* Begin *
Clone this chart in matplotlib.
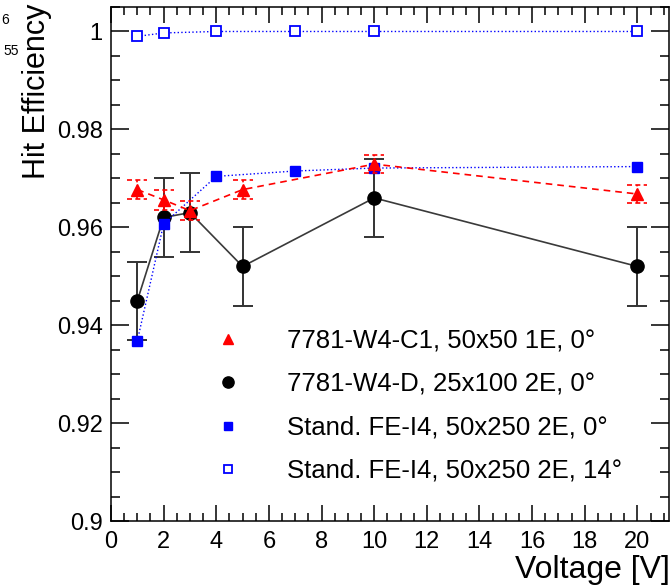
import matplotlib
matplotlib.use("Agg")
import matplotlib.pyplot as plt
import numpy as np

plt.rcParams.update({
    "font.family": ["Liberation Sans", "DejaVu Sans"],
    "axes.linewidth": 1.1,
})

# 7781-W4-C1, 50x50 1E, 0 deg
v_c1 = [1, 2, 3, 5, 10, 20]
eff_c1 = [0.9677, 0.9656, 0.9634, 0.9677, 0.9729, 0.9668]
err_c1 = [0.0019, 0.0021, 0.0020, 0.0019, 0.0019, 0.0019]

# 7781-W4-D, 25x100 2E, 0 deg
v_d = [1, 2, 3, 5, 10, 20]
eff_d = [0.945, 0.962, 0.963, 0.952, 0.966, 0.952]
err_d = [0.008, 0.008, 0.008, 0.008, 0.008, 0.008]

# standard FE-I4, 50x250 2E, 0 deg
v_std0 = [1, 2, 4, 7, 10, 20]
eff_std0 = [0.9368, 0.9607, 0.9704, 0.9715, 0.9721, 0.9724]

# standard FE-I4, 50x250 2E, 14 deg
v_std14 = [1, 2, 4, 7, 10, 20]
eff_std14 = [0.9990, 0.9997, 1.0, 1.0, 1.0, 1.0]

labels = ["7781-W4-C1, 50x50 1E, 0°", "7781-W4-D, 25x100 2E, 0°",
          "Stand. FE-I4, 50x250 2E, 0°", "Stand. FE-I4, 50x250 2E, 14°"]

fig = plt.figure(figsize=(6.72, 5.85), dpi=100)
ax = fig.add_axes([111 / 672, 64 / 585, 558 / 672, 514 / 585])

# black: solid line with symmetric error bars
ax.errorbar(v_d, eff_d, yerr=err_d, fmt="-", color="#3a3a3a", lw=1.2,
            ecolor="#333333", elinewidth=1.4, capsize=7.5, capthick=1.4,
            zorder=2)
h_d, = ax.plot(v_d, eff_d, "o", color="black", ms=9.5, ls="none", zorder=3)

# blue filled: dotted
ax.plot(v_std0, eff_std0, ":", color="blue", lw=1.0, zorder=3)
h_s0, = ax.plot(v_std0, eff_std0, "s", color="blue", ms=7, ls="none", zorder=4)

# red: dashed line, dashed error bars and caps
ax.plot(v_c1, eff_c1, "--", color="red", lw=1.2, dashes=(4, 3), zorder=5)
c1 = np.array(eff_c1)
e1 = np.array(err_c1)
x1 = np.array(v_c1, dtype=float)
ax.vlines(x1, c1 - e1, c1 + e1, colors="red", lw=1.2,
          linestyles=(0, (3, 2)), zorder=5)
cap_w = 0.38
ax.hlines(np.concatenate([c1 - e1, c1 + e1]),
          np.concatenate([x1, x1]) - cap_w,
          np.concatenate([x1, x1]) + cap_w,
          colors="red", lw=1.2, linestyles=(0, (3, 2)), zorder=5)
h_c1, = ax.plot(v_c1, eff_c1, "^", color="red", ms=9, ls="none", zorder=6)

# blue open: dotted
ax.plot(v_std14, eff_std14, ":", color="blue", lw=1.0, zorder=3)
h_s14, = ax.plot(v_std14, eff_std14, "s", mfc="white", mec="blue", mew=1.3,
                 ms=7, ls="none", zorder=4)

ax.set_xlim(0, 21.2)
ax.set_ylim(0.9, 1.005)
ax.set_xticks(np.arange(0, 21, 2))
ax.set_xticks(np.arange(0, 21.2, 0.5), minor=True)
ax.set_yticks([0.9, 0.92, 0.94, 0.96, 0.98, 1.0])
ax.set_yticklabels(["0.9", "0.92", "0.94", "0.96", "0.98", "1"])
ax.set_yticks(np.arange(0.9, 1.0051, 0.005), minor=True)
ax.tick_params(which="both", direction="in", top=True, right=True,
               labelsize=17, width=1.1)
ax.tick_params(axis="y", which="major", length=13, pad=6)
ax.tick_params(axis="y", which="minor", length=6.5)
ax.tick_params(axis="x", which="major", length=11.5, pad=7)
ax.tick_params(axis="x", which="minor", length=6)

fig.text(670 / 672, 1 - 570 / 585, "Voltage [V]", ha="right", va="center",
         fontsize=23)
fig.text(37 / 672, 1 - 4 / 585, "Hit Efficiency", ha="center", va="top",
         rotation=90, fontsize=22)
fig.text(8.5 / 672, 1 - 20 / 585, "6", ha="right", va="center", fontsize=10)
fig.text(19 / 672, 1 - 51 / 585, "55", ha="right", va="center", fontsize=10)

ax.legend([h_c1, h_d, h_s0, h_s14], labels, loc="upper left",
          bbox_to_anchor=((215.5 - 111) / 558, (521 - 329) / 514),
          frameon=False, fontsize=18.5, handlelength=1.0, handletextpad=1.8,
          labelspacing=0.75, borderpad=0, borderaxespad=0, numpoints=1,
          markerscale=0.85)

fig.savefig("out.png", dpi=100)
* End *
WORK TO DO —
Copy all lines in the listing above where the string "matplotlib" appears.

ANSWER TO THIS EXERCISE —
Clone this chart in matplotlib.
import matplotlib
matplotlib.use("Agg")
import matplotlib.pyplot as plt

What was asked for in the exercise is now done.